Gather each line in the entries that includes the string "this".

DATA RECORDS:
▬▬▬▬▬▬▬▬▬▬

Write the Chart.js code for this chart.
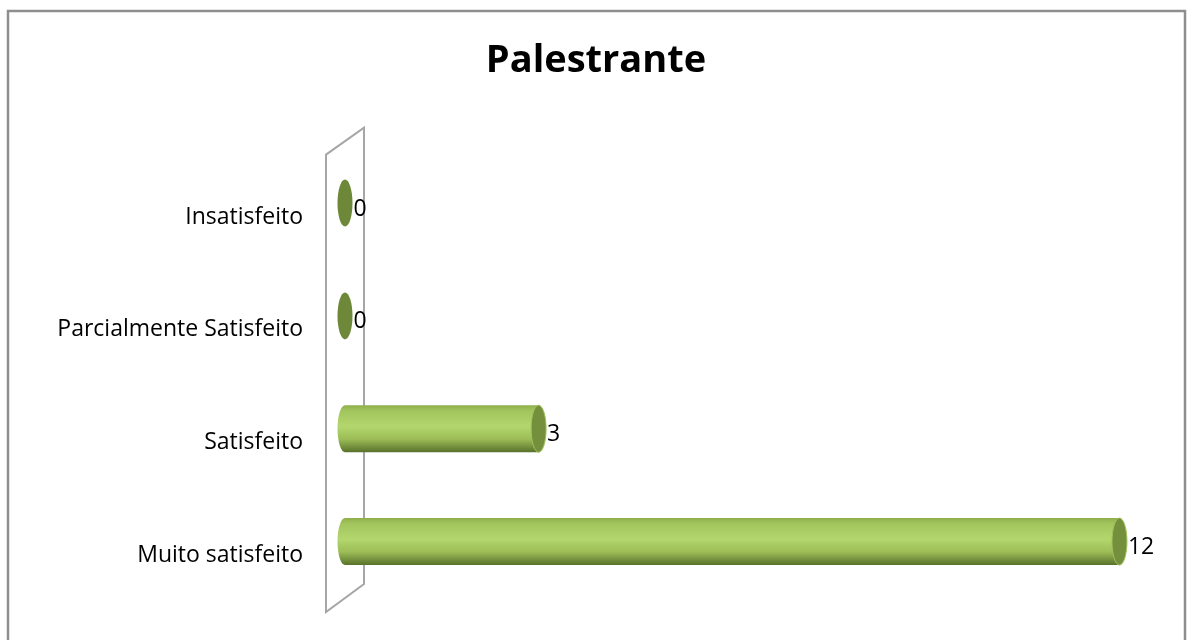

▬▬▬▬▬▬▬▬▬▬

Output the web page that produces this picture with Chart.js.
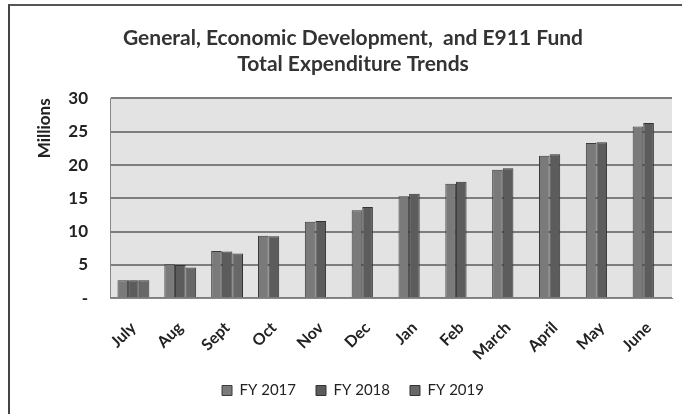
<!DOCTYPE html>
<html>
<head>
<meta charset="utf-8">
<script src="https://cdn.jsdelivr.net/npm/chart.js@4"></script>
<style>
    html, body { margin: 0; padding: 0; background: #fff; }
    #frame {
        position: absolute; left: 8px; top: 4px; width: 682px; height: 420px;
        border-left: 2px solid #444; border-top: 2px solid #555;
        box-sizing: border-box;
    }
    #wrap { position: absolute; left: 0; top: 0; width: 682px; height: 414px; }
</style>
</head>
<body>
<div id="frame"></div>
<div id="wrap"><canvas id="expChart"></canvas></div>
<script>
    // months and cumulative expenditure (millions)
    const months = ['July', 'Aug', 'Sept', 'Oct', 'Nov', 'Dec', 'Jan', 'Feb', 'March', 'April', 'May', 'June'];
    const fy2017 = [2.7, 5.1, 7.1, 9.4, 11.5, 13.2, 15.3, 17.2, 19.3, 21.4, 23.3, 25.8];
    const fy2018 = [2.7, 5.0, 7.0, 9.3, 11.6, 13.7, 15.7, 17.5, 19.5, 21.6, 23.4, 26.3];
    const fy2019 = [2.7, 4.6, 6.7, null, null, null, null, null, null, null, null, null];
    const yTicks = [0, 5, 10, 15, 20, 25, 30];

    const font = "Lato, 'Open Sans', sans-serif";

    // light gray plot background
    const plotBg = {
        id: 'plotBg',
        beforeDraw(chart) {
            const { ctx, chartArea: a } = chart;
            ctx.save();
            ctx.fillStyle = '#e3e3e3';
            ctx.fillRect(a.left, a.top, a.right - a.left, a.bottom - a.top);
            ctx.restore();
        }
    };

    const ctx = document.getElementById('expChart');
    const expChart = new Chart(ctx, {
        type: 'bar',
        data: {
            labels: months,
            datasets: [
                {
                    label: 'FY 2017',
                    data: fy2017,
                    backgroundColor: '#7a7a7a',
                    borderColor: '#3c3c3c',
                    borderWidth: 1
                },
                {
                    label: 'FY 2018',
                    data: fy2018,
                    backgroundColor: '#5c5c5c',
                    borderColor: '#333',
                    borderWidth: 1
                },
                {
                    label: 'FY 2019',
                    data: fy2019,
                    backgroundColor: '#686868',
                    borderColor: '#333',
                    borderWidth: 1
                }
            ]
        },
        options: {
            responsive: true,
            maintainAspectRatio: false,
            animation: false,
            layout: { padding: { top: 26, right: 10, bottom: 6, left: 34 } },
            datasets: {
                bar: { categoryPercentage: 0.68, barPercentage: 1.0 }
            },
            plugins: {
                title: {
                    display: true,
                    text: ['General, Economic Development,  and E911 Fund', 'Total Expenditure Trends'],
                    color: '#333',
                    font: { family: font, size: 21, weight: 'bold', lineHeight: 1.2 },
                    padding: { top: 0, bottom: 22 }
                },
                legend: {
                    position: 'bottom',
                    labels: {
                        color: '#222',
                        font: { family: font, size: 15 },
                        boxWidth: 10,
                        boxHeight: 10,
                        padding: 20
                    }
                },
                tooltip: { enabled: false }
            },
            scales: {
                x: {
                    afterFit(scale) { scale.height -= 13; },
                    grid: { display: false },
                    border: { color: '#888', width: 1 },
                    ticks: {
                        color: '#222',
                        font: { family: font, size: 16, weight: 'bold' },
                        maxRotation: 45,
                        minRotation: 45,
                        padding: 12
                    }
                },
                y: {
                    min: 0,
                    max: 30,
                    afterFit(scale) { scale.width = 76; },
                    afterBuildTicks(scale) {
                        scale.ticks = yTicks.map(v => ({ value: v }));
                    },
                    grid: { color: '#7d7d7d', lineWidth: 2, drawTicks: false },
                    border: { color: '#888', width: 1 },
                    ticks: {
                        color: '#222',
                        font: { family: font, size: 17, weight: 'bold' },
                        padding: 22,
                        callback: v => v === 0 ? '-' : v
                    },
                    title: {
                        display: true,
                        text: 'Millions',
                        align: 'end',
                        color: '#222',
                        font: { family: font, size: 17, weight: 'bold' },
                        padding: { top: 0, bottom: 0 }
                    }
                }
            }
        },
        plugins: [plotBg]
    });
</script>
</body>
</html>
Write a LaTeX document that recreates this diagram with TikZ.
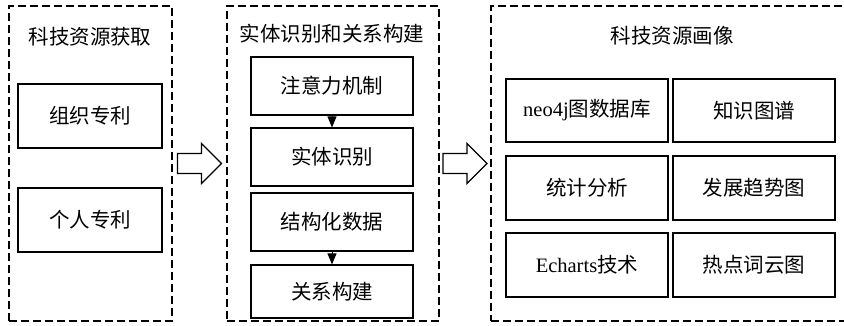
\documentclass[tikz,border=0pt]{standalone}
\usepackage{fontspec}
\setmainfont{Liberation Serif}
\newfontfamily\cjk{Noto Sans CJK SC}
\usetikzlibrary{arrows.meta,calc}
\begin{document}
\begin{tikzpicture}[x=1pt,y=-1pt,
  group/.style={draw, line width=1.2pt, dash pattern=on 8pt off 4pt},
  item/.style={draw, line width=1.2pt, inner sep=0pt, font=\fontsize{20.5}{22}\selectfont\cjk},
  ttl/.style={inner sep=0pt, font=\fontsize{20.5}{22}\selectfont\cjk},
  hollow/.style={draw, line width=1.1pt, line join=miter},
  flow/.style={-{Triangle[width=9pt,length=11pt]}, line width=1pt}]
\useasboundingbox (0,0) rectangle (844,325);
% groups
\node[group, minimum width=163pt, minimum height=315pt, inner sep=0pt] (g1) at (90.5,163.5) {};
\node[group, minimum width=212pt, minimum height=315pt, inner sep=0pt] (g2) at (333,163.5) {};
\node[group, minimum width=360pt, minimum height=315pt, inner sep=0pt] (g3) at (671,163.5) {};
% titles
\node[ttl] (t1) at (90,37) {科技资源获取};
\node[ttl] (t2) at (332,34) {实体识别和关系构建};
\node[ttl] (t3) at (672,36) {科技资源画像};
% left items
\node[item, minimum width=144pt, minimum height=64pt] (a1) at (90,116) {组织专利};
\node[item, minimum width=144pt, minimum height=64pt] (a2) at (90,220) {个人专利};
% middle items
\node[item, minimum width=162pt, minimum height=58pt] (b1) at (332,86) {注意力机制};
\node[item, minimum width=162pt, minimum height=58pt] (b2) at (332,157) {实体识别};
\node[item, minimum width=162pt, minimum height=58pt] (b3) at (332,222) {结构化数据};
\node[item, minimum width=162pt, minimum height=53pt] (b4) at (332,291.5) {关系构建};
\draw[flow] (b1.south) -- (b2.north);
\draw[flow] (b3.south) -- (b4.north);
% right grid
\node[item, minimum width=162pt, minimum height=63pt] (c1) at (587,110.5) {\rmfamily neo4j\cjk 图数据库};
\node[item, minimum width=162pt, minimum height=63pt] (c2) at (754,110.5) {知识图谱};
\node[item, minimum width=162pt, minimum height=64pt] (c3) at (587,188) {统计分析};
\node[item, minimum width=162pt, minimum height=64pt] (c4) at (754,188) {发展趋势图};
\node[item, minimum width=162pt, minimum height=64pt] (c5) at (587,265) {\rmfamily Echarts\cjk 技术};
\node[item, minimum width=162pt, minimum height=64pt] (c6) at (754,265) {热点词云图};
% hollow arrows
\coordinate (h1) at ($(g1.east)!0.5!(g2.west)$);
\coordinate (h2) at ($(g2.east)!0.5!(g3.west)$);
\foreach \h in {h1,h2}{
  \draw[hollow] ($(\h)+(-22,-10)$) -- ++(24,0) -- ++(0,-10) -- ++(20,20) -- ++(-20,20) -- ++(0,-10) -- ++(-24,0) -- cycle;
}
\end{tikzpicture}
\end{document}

▬▬▬▬▬▬▬▬▬▬

EXERCISE SOLUTION:
Write the Chart.js code for this chart.
Output the web page that produces this picture with Chart.js.
Write a LaTeX document that recreates this diagram with TikZ.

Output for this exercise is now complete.